What is the concept of Money Laundering?
- Money laundering is a serious misconduct in which a person attempts to conceal their unlawful source of revenue via legal ways. For example, proceeds from drug trafficking can be utilised to offset the cost of opening a restaurant.
- Money laundering is a horrific crime that harms the country's social and economic foundation and fosters other significant offences like terrorism and drug trafficking, which have recently increased in India. It is a developing issue that must be addressed.
- The Prevention of Money Laundering Act (PMLA), enacted in 2002, has undergone several crucial amendments to strengthen its ability to combat the crime of money laundering.
- Several challenges have been filed around the country, calling into doubt the Enforcement Directorate's nearly unlimited powers under the PMLA to search, seize, investigate, and attach assets regarded as proceeds of crime.
- Money laundering is the transformation or fabrication of money obtained unlawfully through illicit sources and techniques.
- It is a punishable crime in India, and the charges, in this case, are based on the Prevention of Money Laundering Act, 2002.
- The PMLA was implemented in response to India's international commitment (Vienna Convention) to combat money laundering. These are some examples:
- The United Nations General Assembly approved a Political Declaration and a Global Program of Action in 1990.
- Convention Concerning Illicit Traffic in Narcotic Drugs and Psychotropic Substances of the United Nations
- The Financial Action Task Force (FATF) recommendation on Money Laundering.
- Individuals, businesses, organisations, partnership firms, associations of persons or incorporations, and any agency, office, or branch owned or managed by any preceding are all covered by the PMLA.
- Proceeds of Crime encompass the property generated from the scheduled offence, and any additional property acquired or earned while engaging in any criminal conduct related to or equivalent to the scheduled offence.
- Money laundering was not a separate crime but a consequence of another, designated as the predicate or scheduled offence.
- The amendment tries to make money laundering a separate offence.
- Concealment
- Possession
- Using or portraying as genuine property
- Claiming to be an untainted property
- As this crime continues, the individual will be regarded as participating in the offence of money laundering until that person receives the fruits of money laundering operations.
- Because the "process is itself the penalty," the PMLA might be used against a political opponent or dissenter.
- The ECIR (Enforcement Case Information Report), an analogue of the FIR, is treated as an "internal document" and is not provided to the accused.
- Throughout the proceedings, the accused is unaware of the facts of the claim against him because the sole document containing the complaint is the ECIR, which is not provided to the accused.

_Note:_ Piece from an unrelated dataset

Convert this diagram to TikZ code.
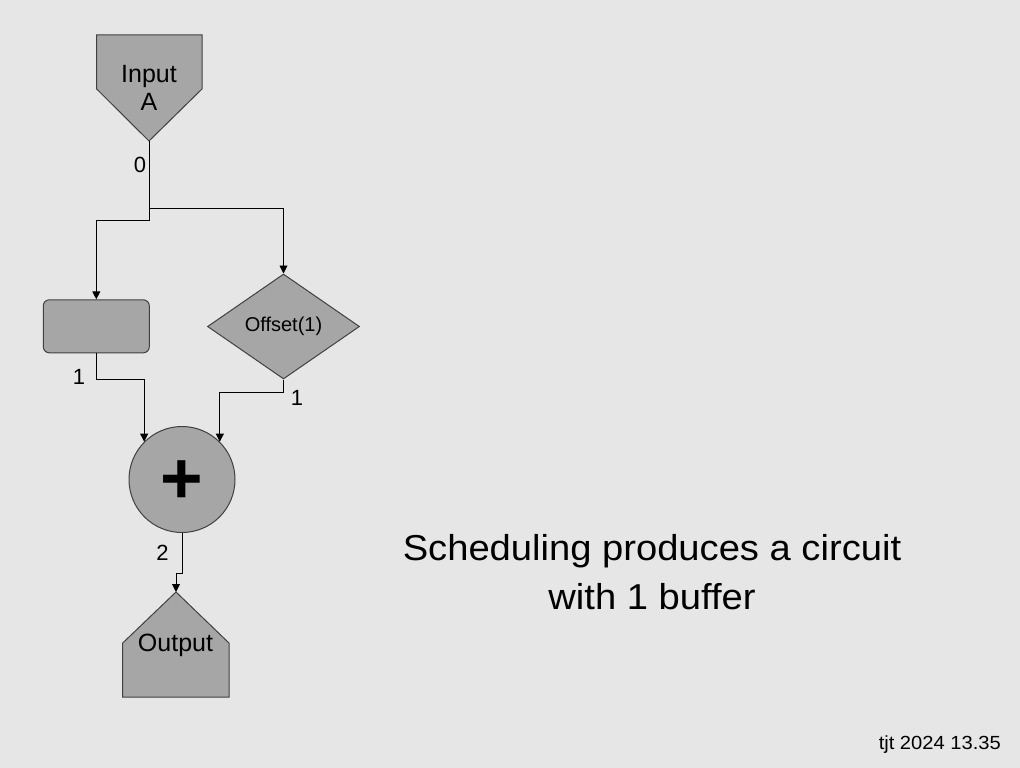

- Every accused is presumed innocent unless proven guilty under general criminal law.
- However, under the PMLA, the burden of proof has been moved to the accused; they must establish their innocence.
- Section 63 of the PMLA specifies that the accused must provide information; providing incorrect information or no information is another offence.
- The right to self-incrimination is violated when the accused is forced to testify against themselves.